What seems like years, the horrible remains,
Blasting men and ships and planes.
And just as quick as they had come,
Away they went, their foul deeds done.
To leave the burning wreckage here,
The scorching hulks of dead ships there.
And blasted forms of dying men,
Alive in hell, to die again.

At night the skies were all but clear,
The rosy glow of a white hot bier,
Showed on clouds the havoc wrought,
And greedy flames the men still fought.
But from the ruins arose this cry,
That night from those who did not die,
“Beware Japan we’ll take eleven,
For every death of December Seven.”

And from that day there has arisen,
A cry for vengeance, in storms they’re driven.
This fateful day among the ages,
Shall stand out red in Hist’rys pages.
Those men whom homefolk held so dear,
Will be avenged, have no fear.
And if their lives they gave in vain,
Pray, I too, may not remain.

About the Poet and the Poem

Fremont “Cap” Sawade, who passed away at age 94 in 2016, wrote this the poem right after Pearl Harbor. Sawade was assigned to an Army anti-aircraft regiment in Honolulu on liberty, having breakfast the morning of the attack on Pearl Harbor eighty years ago today. Loud explosions sent him racing to his base in a cab. He could see the Japanese planes flying low, dropping bombs, and strafing battleships with machine gun fire. Back at Camp Malakole, Sawade ducked for cover when the Japanese Zeros strafed it. The attack caught the Americans completely off guard. Sawade said his unit didn’t even have ammunition for their big guns.

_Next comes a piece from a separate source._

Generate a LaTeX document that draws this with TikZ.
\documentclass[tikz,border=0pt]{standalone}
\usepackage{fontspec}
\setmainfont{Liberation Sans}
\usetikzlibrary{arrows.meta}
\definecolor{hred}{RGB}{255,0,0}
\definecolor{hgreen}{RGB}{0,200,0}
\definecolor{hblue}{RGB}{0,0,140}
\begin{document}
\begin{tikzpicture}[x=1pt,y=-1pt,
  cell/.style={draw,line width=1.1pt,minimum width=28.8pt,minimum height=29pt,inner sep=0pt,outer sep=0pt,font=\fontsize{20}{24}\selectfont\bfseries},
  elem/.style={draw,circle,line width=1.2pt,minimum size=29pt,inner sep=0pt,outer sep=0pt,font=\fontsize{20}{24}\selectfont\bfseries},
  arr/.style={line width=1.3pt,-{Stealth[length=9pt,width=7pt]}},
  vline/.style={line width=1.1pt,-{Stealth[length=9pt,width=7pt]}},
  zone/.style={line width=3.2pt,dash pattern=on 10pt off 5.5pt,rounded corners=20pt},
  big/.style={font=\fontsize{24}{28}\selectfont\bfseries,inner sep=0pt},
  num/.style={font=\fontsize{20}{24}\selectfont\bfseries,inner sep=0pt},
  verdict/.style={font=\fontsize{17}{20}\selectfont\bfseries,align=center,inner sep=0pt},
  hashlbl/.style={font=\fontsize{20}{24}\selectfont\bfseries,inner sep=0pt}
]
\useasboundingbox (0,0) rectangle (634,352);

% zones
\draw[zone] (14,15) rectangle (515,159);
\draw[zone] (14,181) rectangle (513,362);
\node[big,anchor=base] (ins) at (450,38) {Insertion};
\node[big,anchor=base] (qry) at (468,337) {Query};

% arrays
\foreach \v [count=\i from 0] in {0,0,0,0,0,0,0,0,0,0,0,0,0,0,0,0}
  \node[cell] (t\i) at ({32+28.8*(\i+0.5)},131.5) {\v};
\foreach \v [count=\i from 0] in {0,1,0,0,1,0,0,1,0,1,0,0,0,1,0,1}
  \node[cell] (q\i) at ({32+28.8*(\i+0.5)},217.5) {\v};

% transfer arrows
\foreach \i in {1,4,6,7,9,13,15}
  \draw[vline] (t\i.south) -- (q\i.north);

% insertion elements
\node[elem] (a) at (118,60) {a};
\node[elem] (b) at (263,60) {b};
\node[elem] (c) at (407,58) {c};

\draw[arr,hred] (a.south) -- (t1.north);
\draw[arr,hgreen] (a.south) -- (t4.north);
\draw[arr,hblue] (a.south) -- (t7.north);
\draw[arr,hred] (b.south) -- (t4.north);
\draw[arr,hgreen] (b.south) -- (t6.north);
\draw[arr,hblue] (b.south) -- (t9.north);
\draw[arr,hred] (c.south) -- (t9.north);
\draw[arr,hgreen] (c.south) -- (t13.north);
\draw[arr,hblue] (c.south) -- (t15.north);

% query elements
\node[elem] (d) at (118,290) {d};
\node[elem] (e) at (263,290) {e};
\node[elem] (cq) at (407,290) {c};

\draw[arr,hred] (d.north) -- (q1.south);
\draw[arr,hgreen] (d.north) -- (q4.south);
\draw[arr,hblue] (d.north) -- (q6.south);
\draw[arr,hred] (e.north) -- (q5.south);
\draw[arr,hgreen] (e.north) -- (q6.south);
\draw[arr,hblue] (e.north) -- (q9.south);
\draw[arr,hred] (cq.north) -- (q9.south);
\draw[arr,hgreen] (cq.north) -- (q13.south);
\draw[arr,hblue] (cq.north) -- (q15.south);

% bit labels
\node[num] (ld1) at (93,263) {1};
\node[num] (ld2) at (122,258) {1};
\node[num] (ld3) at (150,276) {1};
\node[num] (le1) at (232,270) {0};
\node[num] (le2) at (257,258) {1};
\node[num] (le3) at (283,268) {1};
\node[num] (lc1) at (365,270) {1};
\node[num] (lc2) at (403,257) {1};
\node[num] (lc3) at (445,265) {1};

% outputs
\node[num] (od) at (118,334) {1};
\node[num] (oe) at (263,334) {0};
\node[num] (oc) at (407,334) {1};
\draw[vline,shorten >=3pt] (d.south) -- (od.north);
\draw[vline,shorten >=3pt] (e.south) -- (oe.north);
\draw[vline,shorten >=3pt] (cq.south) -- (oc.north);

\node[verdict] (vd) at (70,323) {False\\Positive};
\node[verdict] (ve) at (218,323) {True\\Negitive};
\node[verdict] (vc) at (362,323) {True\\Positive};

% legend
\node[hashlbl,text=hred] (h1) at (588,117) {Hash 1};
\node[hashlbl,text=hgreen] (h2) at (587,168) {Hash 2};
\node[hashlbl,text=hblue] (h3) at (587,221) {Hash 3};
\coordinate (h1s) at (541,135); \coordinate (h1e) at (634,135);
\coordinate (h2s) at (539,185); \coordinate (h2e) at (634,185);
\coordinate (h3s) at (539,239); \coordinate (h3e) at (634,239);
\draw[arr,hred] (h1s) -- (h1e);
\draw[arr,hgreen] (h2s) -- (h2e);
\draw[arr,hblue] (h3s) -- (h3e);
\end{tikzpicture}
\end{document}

Two days later, with the wreckage of the Pacific Fleet still smoking, he sat at a desk at Hickam Field and started writing a poem. He’d never written one before. He hasn’t written one since. But over the next week, this one flowed out of him. He called it “The Fateful Day.” It captures how idyllic life was, before the attack. How lucky the service members felt to wake up every day with a view of Diamond Head. The poem captures their surprise, and then their anger at the Japanese, including a slur that was common then, offensive now. It captures the horror — “A hot machine gun’s chattering rattle/Mowed men down like herds of cattle” — and the raw thirst for vengeance.

He came home from the war to his native San Diego, worked a variety of jobs, including 10 years as a building inspector for the city of El Cajon. He got married, raised a family, and lived in Rancho Bernardo with his wife, Gloria. Over the years, he showed the poem to a few friends. He shared it a time or two in military newsletters. But the truth is he never thought it was anything special. However, today, nearly 80 years after he wrote it, it serves as a primary source for the thoughts of the men who lived through the attack on Pearl Harbor that fateful Sunday morning.